LaChapeliere commented 3 years ago

I think that you definitively need to cut that microservice into several ones :rofl: But I agree with your labelling for that microservice, I was more surprised that you labelled Projection API, Histogram API, t-SNE API, and PCA API as "Preprocessing". For me t-SNE and PCA are models. The projection can be simple visualisation, or machine learning model depending on what kind of projection it is. Histograms are definitively visualisation. I understand that they don't actually product a graph in this microservice setup, so I'm not sure how to label them, but I think "Preprocessing" is too confusing.

riibeirogabriel commented 3 years ago

You is right! i also think that preprocessing was confused, but we will improve in next releases to second monograph, and yes, we will cut the model builder microservice in several microservices.

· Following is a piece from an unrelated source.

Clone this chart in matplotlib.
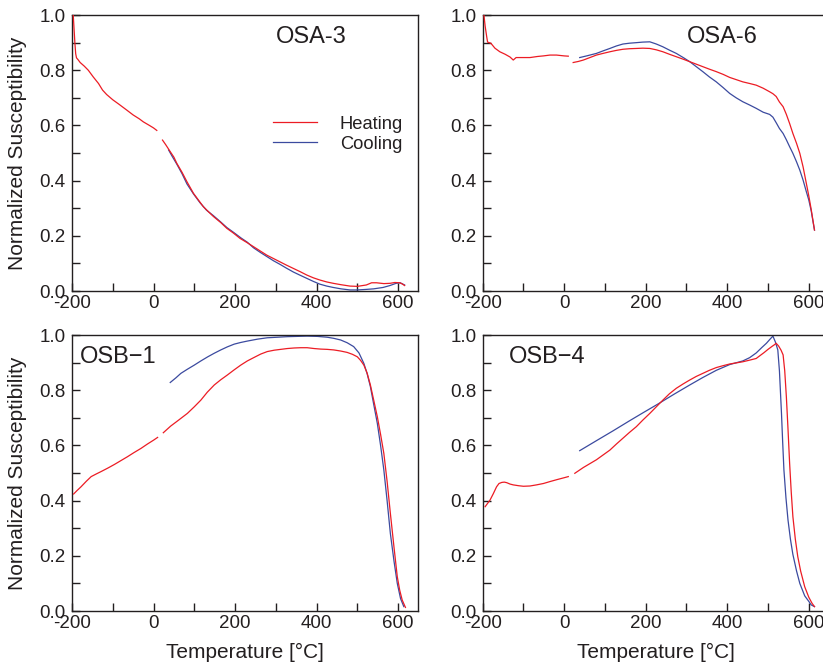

riibeirogabriel commented 3 years ago

PCA and t-SNE definitively are not preprocessing microservices, my advisor have thinked in use them to visualizate the state of a dataset in each step on pipeline.

LaChapeliere commented 3 years ago

I'll give some thought to the category names tonight and propose something else tomorrow?

riibeirogabriel commented 3 years ago

Sounds good, there is no haste, and thanks!